* THE EXERCISE
Leave the pictures out, and output exactly the lines from the one containing "Recreate this image" through the one containing "0.017, 0.014, 0.011];".

* GIVEN ENTRIES
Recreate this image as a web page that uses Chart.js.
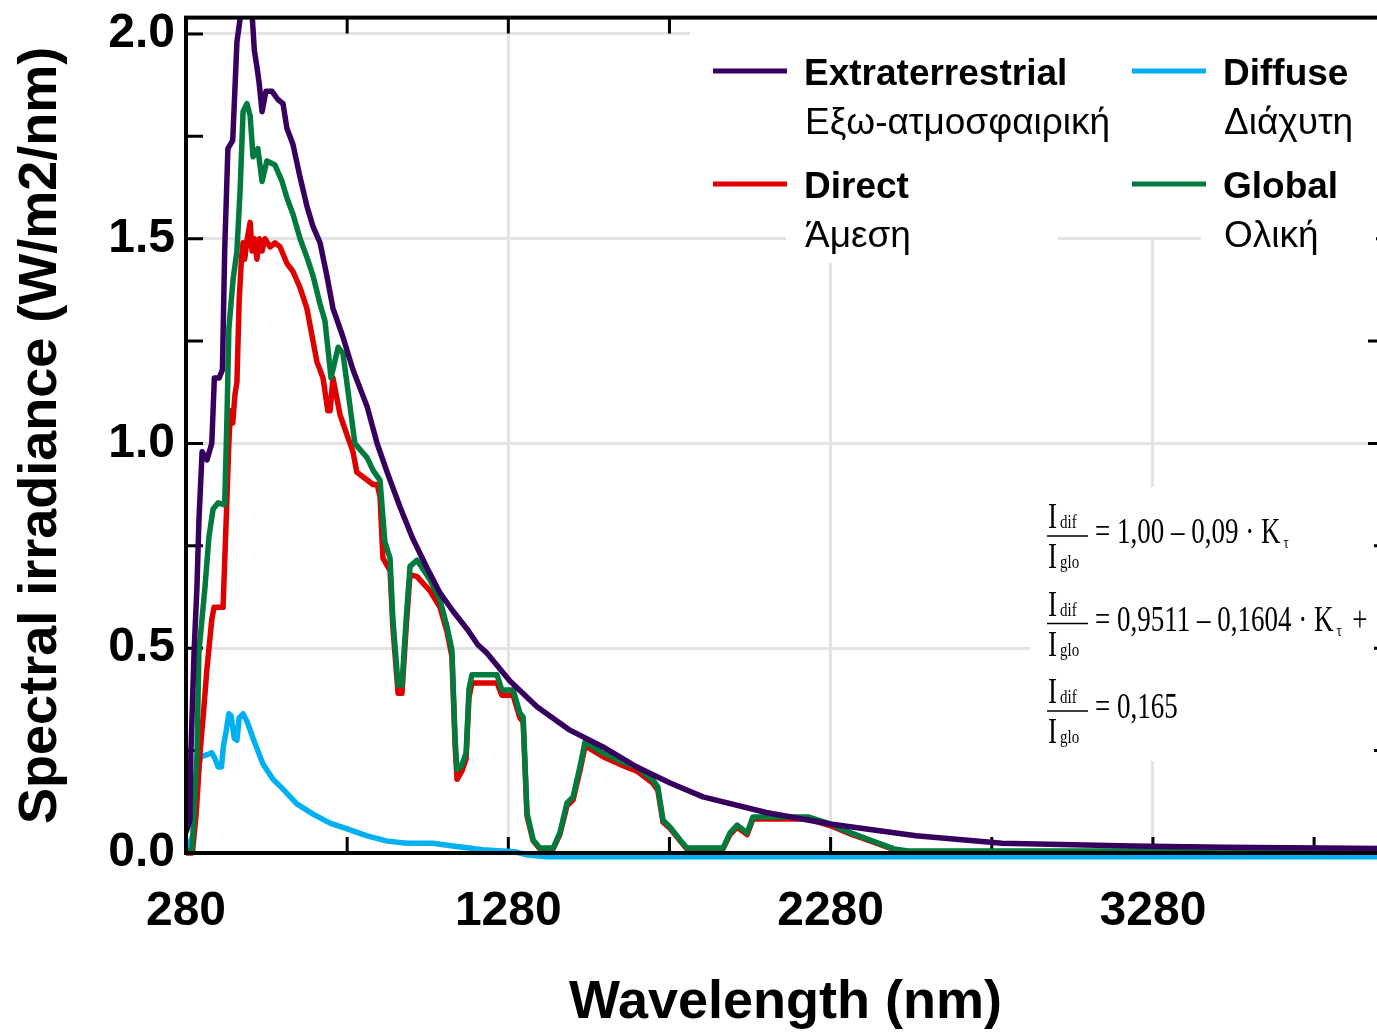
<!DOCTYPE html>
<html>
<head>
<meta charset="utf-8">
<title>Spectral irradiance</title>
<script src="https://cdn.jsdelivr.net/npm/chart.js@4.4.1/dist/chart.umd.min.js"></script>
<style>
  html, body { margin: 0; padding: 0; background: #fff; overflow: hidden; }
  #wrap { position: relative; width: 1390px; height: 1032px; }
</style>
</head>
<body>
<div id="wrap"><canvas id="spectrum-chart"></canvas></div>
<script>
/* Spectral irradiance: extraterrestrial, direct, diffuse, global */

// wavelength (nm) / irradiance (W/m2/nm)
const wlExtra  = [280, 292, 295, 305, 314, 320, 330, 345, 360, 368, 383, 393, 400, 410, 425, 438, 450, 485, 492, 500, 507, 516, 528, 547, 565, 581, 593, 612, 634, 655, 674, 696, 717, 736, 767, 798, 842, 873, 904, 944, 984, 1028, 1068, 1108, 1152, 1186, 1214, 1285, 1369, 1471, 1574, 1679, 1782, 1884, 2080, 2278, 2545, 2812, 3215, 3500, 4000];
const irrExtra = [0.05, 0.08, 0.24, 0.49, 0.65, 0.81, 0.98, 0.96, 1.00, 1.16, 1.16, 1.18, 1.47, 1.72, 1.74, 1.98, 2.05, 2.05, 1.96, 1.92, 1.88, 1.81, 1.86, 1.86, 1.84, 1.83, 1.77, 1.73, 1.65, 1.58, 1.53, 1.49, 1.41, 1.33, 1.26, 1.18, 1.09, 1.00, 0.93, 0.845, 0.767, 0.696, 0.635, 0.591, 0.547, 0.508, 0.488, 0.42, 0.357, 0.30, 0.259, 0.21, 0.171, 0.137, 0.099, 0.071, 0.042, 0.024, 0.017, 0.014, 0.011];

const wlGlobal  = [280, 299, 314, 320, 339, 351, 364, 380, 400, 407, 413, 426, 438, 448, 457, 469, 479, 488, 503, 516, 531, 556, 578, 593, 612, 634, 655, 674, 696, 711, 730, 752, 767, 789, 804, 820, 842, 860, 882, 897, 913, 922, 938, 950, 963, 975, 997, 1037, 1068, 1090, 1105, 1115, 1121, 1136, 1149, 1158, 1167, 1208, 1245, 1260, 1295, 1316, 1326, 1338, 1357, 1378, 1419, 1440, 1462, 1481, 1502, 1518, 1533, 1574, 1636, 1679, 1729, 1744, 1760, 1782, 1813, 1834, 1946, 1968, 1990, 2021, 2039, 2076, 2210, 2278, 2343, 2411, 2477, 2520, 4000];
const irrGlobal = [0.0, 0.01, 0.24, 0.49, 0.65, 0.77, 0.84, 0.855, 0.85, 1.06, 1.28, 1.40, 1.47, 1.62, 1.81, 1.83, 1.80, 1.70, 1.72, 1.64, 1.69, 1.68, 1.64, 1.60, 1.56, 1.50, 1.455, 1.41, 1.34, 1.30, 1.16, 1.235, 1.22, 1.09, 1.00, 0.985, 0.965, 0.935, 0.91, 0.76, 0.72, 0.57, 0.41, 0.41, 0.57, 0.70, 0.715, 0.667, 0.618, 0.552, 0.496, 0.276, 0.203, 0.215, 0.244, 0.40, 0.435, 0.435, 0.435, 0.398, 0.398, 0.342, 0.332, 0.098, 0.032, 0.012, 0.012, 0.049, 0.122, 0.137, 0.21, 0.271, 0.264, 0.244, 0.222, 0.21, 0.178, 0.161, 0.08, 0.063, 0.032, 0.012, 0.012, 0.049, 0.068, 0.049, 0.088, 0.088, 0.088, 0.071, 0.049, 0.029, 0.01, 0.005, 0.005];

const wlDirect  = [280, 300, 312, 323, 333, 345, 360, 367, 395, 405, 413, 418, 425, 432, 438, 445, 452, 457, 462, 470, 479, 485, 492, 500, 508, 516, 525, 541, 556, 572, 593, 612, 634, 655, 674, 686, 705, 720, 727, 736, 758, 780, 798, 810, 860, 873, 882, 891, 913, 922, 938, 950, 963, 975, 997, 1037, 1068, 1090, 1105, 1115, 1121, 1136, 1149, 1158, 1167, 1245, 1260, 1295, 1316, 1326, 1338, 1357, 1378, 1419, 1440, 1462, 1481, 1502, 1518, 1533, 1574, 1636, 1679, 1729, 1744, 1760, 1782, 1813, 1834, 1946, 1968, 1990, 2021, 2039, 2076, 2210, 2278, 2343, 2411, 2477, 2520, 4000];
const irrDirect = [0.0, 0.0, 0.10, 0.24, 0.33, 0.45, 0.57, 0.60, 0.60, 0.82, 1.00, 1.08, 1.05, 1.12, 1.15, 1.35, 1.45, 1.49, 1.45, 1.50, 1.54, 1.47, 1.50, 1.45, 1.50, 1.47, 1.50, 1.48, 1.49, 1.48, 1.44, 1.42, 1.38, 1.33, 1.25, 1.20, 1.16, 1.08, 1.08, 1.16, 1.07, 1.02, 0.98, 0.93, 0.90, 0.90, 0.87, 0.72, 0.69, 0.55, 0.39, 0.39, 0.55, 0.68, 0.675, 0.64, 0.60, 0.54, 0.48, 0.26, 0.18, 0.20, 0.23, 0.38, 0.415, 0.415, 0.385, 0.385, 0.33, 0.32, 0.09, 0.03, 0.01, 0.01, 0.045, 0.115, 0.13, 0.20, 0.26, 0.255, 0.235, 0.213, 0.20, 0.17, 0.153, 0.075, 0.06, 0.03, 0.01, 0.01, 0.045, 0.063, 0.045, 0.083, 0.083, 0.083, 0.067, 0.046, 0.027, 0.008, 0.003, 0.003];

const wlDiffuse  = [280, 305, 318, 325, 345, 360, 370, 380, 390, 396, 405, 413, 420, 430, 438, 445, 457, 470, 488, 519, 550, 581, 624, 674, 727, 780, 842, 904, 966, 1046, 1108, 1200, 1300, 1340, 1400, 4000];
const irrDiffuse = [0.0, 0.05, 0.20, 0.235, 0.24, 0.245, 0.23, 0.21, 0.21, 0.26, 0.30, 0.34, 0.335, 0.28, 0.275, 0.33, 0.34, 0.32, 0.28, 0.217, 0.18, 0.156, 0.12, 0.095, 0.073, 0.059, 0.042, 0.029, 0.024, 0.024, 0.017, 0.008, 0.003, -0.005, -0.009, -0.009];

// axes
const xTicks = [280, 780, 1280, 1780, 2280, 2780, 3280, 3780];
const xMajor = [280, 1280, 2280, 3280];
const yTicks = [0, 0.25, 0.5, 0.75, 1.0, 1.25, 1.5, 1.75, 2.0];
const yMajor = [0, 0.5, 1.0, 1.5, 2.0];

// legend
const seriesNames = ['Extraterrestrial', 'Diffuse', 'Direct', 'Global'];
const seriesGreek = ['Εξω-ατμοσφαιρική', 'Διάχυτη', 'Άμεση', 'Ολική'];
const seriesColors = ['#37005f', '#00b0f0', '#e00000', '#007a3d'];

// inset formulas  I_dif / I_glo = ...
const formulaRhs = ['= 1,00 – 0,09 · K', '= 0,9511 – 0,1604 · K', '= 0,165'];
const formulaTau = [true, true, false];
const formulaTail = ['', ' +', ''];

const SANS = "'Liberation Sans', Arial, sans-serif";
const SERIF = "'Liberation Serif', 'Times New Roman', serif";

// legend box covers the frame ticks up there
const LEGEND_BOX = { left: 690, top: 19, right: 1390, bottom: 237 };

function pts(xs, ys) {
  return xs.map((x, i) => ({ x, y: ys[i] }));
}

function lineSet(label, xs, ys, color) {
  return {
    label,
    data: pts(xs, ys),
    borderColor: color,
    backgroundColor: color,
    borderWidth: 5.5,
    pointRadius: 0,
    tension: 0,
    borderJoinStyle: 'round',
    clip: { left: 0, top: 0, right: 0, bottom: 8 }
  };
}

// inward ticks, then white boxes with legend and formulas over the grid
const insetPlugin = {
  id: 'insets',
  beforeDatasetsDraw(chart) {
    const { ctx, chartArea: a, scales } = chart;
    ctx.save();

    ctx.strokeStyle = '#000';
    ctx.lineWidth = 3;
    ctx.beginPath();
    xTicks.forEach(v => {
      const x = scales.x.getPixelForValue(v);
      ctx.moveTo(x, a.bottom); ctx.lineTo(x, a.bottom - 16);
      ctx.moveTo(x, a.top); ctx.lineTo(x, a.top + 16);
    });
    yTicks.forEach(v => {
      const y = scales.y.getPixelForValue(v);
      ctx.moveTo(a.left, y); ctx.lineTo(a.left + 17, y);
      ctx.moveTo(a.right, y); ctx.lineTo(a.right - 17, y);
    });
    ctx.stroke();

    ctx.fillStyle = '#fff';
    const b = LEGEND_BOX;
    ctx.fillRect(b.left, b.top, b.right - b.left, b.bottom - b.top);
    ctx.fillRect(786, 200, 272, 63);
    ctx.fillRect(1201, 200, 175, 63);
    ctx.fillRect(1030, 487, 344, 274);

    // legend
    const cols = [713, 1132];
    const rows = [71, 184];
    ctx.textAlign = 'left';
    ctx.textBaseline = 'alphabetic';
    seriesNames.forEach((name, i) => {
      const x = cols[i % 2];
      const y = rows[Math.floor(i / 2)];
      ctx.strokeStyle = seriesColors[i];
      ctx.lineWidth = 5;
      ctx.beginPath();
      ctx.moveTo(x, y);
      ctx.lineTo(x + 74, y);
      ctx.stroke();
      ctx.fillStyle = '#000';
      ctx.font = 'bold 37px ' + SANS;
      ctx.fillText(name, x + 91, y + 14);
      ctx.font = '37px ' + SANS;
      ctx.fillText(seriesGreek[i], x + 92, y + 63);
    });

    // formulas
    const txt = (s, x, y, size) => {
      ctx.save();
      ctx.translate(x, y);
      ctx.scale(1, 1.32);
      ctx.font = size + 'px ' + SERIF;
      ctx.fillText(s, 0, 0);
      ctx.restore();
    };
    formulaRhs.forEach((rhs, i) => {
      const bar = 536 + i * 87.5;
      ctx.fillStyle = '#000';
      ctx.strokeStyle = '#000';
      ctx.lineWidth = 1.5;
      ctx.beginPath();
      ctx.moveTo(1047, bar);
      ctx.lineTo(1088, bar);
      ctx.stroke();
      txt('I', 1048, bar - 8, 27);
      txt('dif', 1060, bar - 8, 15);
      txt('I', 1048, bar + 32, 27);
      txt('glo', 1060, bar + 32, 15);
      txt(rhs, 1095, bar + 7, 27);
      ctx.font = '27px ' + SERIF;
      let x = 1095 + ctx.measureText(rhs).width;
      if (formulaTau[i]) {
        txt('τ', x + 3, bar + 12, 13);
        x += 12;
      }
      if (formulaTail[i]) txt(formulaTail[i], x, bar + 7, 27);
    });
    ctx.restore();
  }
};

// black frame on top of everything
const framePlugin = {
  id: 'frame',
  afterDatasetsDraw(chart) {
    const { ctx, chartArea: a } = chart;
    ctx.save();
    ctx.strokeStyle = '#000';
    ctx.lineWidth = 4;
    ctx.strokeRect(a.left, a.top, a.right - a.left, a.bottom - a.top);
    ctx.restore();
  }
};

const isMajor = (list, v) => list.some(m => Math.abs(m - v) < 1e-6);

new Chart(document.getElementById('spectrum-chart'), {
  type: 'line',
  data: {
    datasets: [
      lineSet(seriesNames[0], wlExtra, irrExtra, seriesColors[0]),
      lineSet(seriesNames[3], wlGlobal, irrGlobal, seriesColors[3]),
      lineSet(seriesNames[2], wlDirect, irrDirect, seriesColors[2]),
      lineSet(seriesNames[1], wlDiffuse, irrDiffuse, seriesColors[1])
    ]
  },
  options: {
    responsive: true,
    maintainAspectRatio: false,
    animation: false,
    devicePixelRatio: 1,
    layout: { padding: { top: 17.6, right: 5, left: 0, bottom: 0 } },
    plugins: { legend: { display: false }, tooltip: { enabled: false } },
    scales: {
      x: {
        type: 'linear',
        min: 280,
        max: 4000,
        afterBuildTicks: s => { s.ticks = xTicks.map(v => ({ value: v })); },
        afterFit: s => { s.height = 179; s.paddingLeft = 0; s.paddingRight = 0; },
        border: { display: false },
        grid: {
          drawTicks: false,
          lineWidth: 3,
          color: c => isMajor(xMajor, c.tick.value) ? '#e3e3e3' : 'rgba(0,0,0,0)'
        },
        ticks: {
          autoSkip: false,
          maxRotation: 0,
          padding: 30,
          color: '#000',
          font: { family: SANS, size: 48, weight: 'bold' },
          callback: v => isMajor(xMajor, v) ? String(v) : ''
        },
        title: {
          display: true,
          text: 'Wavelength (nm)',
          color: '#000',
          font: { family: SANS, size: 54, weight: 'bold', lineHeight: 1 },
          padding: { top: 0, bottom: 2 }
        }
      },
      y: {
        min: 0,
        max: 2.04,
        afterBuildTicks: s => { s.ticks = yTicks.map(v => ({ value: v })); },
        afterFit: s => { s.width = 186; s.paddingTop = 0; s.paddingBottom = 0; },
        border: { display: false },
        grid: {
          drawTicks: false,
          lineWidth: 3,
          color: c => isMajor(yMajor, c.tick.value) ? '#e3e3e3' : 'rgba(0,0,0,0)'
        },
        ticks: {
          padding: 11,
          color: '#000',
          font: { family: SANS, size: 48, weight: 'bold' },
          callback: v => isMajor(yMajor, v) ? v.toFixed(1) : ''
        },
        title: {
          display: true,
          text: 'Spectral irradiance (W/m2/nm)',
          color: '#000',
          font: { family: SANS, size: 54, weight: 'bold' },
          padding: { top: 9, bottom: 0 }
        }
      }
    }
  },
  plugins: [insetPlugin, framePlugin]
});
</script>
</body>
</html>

--

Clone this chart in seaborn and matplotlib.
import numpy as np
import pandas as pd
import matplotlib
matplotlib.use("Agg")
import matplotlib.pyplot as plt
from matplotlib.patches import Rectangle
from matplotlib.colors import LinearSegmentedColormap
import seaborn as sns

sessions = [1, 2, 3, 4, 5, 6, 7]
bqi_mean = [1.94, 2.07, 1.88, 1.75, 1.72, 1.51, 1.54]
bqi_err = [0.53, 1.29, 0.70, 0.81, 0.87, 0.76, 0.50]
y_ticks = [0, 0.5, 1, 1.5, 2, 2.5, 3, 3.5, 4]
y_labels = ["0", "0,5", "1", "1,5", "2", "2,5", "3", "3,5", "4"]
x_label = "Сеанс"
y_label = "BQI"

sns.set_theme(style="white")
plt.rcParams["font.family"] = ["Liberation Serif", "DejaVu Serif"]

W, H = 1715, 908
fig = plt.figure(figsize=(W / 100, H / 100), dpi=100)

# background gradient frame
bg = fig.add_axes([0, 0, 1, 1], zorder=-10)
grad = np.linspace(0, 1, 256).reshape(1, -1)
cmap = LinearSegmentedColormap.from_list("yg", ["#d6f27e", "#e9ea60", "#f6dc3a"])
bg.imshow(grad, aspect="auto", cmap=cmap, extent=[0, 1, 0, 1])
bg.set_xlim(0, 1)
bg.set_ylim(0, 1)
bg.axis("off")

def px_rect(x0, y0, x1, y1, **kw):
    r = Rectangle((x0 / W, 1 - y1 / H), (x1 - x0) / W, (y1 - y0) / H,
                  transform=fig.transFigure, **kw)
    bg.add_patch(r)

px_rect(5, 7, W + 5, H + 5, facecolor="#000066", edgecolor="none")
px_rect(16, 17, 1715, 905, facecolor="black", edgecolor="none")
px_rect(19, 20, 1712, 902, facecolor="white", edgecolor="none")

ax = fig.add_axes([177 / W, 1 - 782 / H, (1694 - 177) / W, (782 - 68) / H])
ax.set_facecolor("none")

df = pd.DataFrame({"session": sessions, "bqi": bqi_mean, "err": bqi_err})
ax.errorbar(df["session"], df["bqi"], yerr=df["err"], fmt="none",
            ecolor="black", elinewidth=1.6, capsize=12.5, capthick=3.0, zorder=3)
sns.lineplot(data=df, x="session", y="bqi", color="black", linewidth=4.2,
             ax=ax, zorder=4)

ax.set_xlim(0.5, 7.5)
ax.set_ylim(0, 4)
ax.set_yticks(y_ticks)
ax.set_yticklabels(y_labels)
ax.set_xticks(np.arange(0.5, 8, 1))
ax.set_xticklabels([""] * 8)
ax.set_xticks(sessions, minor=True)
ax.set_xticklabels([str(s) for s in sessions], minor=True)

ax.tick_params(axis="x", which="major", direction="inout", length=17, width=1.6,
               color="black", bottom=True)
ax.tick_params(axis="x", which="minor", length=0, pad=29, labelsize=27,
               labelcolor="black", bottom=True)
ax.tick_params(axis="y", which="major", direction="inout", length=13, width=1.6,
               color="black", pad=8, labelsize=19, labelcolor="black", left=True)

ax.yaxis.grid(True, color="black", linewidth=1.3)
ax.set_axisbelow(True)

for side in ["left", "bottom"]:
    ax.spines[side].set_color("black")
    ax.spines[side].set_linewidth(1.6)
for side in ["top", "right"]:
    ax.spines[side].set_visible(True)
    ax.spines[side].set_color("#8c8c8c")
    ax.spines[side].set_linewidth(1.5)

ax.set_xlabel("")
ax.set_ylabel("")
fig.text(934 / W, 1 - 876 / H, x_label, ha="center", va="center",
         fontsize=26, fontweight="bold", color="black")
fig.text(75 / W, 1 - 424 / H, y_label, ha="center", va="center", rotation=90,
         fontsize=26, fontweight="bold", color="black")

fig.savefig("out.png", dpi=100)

==

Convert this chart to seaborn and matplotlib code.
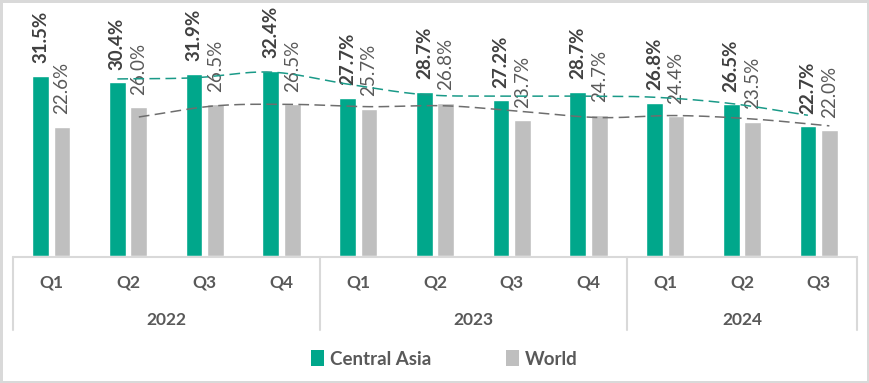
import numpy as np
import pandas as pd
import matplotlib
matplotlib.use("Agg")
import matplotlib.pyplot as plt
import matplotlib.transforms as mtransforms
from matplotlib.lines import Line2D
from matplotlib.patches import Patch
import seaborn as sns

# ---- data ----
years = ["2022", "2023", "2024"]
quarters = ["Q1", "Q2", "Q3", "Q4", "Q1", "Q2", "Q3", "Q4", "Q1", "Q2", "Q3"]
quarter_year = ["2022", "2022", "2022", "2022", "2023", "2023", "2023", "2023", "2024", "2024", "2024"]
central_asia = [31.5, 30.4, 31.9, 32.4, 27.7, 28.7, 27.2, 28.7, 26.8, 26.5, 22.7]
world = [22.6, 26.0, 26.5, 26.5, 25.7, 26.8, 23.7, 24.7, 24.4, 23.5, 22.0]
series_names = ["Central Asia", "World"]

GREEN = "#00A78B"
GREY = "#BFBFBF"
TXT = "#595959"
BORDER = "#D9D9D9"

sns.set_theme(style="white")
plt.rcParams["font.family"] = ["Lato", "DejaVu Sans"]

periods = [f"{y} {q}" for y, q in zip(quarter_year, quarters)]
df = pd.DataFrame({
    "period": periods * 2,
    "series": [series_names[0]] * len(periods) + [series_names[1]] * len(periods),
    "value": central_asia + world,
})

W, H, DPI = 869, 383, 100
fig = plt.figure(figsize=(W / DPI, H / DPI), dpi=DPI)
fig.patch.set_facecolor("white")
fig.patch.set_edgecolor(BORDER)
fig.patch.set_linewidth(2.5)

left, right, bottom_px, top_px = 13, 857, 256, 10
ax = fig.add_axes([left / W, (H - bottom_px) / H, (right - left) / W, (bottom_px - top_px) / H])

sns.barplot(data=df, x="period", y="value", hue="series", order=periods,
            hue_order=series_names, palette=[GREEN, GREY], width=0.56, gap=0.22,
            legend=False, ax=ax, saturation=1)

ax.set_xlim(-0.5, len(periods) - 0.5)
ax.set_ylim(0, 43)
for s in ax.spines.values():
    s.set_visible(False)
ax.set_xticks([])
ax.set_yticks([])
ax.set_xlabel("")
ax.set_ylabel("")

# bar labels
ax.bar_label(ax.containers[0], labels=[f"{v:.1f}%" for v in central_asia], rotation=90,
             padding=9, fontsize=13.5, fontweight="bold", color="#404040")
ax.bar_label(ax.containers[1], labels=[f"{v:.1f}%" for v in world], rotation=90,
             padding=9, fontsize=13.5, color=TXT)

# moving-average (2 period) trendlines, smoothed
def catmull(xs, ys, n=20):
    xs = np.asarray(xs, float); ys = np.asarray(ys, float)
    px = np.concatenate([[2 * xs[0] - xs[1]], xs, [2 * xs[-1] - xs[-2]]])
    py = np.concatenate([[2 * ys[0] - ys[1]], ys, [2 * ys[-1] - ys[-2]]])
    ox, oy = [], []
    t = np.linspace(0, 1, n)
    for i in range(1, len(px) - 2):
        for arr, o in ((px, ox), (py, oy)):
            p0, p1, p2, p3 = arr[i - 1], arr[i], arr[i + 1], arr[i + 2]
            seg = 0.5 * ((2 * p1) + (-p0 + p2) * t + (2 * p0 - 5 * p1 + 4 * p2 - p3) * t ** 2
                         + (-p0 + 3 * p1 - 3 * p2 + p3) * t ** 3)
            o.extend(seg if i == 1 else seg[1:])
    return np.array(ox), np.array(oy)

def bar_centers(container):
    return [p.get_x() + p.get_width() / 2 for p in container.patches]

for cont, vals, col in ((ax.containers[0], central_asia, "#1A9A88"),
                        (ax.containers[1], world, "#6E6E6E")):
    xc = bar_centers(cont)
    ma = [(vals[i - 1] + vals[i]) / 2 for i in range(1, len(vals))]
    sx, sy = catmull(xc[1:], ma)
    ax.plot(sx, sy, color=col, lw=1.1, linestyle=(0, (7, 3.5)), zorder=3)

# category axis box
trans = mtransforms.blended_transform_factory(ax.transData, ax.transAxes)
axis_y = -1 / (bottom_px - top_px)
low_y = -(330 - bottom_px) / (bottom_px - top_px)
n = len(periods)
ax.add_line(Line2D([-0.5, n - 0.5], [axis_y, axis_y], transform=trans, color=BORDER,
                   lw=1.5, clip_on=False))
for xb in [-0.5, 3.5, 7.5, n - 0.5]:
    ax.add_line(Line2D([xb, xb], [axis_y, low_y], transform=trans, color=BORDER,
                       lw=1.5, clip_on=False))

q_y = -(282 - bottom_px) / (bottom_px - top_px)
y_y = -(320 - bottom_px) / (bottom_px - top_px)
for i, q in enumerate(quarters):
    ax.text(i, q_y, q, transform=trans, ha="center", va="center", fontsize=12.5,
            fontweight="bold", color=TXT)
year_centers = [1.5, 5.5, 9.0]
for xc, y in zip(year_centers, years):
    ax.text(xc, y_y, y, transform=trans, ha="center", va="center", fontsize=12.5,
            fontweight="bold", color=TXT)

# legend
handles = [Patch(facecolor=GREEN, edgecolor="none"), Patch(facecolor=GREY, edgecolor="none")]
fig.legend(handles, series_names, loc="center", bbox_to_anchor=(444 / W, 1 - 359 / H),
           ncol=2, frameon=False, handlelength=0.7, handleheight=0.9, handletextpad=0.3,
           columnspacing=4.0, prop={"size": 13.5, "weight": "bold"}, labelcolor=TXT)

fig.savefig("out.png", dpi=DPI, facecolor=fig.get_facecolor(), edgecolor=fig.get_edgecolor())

* EXERCISE RESULT
Recreate this image as a web page that uses Chart.js.
<!DOCTYPE html>
<html>
<head>
<meta charset="utf-8">
<title>Spectral irradiance</title>
<script src="https://cdn.jsdelivr.net/npm/chart.js@4.4.1/dist/chart.umd.min.js"></script>
<style>
  html, body { margin: 0; padding: 0; background: #fff; overflow: hidden; }
  #wrap { position: relative; width: 1390px; height: 1032px; }
</style>
</head>
<body>
<div id="wrap"><canvas id="spectrum-chart"></canvas></div>
<script>
/* Spectral irradiance: extraterrestrial, direct, diffuse, global */

// wavelength (nm) / irradiance (W/m2/nm)
const wlExtra  = [280, 292, 295, 305, 314, 320, 330, 345, 360, 368, 383, 393, 400, 410, 425, 438, 450, 485, 492, 500, 507, 516, 528, 547, 565, 581, 593, 612, 634, 655, 674, 696, 717, 736, 767, 798, 842, 873, 904, 944, 984, 1028, 1068, 1108, 1152, 1186, 1214, 1285, 1369, 1471, 1574, 1679, 1782, 1884, 2080, 2278, 2545, 2812, 3215, 3500, 4000];
const irrExtra = [0.05, 0.08, 0.24, 0.49, 0.65, 0.81, 0.98, 0.96, 1.00, 1.16, 1.16, 1.18, 1.47, 1.72, 1.74, 1.98, 2.05, 2.05, 1.96, 1.92, 1.88, 1.81, 1.86, 1.86, 1.84, 1.83, 1.77, 1.73, 1.65, 1.58, 1.53, 1.49, 1.41, 1.33, 1.26, 1.18, 1.09, 1.00, 0.93, 0.845, 0.767, 0.696, 0.635, 0.591, 0.547, 0.508, 0.488, 0.42, 0.357, 0.30, 0.259, 0.21, 0.171, 0.137, 0.099, 0.071, 0.042, 0.024, 0.017, 0.014, 0.011];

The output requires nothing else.